I can’t remember if in protracker this was done in combination with looking at the sample editor, looking at the playback position in realtime to see at what setting it would touch the next beat, or if I did this in fasttracker :slight_smile: .

Anywho, after getting the loops tight, I started using syncopation, programming the loops in simple patterns, using the 9XX command for offsets & shorter break elements for insertion between the loops. A higher bpm setting for moar resolution, triplets etc.

There are no rules really, one way of tracking beats back then. As there only were 4 hard panned mono tracks to play with anyway, you had to mix things up. Break loops, oneshots, offsets through pattern commands to save sample memory etc.

Here’s a track from celcius you can see some old tricks in;

Yeah, look at old modules until you find some, there should be archives sorted by genre.

Other than that: Have a breakbeat. Then make different “chops” starting with bassdrum, snare, or some hat/ghostsnare-pattern, but leave all trailing stuff in it. Then maybe sequence a very basic halftime-to-jungle-tempo-ragga-rhythm with it (bassdrum/snare), but in a single channel, and let the trailing stuff from the break hits play on, don’t cut it off. Do decorations with that hat/ghostsnare patterns, and let the other hits of it play on also, and stuff like this. You get the idea. It sound jungly. Try lots of (simple) patterns, and different “cuts” into the break to make your rythms. Some parts may use wilder cutting, but the principle is the same. You kind of keep the groove of the original break this way, it’s intermediate step between just looping the break and splitting it into oneshot-samples.

Try to have samples like that clean think “break” shaker pattern, shuffled groovy and such, and layer it upon the break. It’s important that these loops be not individual hits, but cuts with real groove and variation in sound. You can also sequence/cut the rhythmically, but less complex than the breakbeats.

You can layer two breaks that got cut the way above, but with different sound and different rhythms, so they sound like a single very complex percussion rhythm. When hats and snares sound very different, the better the effect will be. For trying different rhythms, start with like shifting one break by 1 or 1 1/2 beats relative to the other, and let it have different “trailing” patterns. You see - mayhem, the layered breaks jungle sound signature. Doing so deliberately is complex, but not impossible, random shit will often yield rewarding ryhthms. Don’t layer 6 breaks all the time, use it for climax, or short accents.

Pitch up everything in the tune, other than the main subbass. Yes, also the breaks. Breathe helium, kind of, the bass shall drag it down again and make it solid.

Some common fx used were a pad sample, pitched differently to make a chord progression, backdrop hooks from cheesy 80s disco tunes, pitched up a lot. That pitched 808 Bassdrum with long decay, used as subbass.
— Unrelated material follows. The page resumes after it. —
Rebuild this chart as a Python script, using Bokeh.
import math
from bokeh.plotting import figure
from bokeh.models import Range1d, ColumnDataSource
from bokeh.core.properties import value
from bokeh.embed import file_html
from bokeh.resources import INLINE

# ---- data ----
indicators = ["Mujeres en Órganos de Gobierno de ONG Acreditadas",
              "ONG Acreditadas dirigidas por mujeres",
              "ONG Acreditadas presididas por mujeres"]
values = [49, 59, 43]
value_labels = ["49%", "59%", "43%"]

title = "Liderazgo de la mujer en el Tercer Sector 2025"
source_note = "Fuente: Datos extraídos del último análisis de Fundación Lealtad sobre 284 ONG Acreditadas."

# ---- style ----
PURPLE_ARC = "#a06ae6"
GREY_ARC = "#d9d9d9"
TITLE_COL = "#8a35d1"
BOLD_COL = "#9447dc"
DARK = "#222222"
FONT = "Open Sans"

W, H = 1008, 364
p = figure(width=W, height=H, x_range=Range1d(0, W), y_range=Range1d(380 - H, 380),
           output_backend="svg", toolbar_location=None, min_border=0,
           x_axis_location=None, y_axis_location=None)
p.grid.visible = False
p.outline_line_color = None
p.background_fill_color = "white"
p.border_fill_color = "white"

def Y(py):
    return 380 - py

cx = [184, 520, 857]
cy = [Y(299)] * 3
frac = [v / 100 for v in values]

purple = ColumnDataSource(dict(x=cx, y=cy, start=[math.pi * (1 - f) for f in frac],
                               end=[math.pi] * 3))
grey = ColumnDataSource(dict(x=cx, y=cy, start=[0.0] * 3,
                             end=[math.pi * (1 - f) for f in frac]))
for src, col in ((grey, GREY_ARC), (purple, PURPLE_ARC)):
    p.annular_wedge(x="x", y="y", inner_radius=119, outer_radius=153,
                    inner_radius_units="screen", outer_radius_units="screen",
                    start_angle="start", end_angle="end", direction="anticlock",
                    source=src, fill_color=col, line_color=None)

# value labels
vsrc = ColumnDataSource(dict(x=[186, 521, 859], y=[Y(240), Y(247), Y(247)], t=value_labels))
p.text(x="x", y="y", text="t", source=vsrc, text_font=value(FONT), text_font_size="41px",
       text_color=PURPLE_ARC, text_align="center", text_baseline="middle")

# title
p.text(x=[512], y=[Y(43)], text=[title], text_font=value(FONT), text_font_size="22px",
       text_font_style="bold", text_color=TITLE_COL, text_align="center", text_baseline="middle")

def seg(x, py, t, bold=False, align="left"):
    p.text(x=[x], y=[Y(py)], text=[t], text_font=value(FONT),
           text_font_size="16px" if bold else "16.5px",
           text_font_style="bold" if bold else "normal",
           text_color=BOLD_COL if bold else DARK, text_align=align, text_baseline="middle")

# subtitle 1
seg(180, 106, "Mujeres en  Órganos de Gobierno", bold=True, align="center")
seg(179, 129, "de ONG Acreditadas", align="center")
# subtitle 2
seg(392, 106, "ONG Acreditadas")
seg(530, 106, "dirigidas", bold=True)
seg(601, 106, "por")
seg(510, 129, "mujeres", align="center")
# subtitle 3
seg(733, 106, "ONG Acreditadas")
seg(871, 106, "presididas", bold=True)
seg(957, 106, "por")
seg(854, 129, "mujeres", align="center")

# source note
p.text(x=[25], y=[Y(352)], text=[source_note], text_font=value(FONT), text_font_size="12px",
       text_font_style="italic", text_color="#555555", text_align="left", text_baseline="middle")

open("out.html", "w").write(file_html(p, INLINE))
This is probably like how not only tracker people, but also the people with real emu samplers worked those days. But then again - a tracker was just a very cheap sampler, kind of.

To chop the breaks in renoise, choose method yourself - slice markers with “play on mode” can rock it, or just make cuts starting in the break from different positions, or the sample offset commands…
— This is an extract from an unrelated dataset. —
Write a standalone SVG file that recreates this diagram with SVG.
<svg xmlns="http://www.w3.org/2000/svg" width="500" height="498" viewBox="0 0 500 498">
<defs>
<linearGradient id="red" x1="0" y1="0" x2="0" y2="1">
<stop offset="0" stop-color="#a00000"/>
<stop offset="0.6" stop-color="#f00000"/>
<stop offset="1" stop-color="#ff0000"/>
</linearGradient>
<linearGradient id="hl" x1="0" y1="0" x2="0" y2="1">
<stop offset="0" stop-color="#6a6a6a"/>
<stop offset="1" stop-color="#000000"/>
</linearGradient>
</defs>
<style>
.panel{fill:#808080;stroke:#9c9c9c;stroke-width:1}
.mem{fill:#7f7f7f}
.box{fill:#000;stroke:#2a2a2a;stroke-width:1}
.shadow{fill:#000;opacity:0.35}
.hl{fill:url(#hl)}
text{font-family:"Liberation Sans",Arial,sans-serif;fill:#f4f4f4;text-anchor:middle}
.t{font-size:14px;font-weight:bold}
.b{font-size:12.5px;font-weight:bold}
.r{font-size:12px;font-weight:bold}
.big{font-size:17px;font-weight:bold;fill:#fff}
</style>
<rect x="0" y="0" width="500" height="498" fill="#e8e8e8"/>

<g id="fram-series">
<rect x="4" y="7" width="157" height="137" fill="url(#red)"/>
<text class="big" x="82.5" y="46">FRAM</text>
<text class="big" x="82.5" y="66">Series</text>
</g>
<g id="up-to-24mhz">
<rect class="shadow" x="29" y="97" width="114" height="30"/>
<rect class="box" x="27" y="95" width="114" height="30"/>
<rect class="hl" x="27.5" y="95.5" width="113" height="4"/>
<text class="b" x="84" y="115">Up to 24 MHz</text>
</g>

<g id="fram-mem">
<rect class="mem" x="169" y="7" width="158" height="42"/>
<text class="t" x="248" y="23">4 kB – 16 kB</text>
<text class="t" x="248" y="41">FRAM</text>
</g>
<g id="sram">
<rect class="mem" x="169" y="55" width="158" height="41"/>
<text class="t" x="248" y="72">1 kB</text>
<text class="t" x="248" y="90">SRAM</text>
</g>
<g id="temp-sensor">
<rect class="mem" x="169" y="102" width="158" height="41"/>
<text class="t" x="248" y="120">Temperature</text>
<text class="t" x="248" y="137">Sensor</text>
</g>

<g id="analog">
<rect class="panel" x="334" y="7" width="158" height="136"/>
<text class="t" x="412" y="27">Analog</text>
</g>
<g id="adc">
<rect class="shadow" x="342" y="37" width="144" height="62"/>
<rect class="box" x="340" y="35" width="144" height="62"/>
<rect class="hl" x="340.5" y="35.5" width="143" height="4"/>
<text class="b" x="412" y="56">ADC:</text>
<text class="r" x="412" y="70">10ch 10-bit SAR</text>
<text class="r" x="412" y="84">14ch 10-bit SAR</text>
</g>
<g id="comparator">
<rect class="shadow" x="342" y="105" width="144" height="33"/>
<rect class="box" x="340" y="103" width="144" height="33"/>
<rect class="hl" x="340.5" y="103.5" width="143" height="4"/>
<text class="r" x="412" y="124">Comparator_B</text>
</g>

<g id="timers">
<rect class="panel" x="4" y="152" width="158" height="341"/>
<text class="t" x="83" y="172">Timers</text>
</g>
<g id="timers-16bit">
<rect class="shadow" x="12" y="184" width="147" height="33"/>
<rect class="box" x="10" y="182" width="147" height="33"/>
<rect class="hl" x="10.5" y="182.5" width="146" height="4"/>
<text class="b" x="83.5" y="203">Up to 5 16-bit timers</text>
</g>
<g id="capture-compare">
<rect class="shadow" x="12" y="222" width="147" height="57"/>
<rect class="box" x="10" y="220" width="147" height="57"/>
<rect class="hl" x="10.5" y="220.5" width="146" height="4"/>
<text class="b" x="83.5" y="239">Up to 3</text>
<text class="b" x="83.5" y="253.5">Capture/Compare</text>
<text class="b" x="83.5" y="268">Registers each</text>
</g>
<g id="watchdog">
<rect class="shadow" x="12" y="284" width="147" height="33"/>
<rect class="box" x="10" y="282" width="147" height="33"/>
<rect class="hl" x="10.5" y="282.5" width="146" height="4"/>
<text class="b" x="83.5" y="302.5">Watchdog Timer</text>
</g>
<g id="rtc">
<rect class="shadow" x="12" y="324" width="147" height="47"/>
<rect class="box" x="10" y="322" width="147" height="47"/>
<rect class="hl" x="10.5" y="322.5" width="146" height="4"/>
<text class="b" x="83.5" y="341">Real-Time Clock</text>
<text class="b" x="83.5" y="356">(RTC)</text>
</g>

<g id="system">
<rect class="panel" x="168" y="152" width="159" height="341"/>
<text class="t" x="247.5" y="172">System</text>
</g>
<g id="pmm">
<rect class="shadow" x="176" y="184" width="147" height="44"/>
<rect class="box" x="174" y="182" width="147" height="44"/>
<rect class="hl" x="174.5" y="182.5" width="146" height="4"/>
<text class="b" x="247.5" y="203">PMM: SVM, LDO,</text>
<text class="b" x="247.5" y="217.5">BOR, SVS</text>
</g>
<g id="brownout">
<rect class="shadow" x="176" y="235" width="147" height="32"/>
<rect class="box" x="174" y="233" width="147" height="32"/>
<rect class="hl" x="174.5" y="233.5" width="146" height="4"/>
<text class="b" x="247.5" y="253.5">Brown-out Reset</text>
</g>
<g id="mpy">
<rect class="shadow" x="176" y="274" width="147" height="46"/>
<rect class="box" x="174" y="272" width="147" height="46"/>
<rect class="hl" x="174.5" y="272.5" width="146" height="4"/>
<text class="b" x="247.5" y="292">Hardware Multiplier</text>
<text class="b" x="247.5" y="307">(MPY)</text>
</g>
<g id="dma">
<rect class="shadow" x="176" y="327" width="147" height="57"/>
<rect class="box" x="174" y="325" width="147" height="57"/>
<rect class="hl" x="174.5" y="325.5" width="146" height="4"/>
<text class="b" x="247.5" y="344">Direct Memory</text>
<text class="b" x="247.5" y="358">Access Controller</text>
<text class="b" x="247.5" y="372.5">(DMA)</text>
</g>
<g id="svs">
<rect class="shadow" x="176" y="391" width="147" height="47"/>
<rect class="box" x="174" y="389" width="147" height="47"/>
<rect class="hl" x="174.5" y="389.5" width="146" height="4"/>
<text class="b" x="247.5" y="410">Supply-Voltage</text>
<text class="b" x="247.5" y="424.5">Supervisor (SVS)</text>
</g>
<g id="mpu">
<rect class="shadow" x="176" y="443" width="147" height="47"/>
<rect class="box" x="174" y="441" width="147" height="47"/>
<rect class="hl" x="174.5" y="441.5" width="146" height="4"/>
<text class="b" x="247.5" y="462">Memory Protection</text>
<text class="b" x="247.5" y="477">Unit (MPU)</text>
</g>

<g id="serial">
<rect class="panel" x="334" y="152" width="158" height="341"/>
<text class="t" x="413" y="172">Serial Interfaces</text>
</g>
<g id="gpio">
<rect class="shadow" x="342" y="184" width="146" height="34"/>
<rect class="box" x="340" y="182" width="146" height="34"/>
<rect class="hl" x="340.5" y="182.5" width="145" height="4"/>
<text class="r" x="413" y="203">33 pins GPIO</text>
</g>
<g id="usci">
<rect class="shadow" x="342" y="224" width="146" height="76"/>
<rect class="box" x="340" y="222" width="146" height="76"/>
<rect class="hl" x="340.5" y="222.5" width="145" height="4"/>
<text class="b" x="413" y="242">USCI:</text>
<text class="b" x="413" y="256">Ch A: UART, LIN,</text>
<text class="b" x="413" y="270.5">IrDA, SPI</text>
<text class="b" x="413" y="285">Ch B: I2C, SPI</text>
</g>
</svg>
Sample people had, were from - duh, like where did people have samples from? Traded breaks among the percieved “elite”, until some were sold on cd, or in the tracker scene someone shared a module with a certain pure break in, and then everyone else ripped it. It be the beginning of the 90s, Internet was there, and before that lots BBS, everyone hat CD-Rom drives to rip CDs, and musicians often had other gear too. Be glad you can nowadays google all the breaks ever used.

just get yourself beat loops from back then, load them into renoise as a sample/instrument, go into waveform view, use slices, set it to 50%,

lateron alter/move/delete/add points to kickdrum, snare, hats … eventually pingpong loop some hats/rides/snares and maybe use some adsr

or comp …

and you’re set.

if needed, i’ll fix some xrni’s together.

ok, so i was bored and came up with some well known oldschool beats.

chopped up, comped, eq’d and sliced, for you to look at and to understand how the shit is done nowadays.

back then in the days we hadn’t had any slicers, we sliced them for real and had tons of samples.

well anyway, i hope you’ll kinda understand how people are handling beats nowadays.

ps: these are the real and original beat loops from original recordings…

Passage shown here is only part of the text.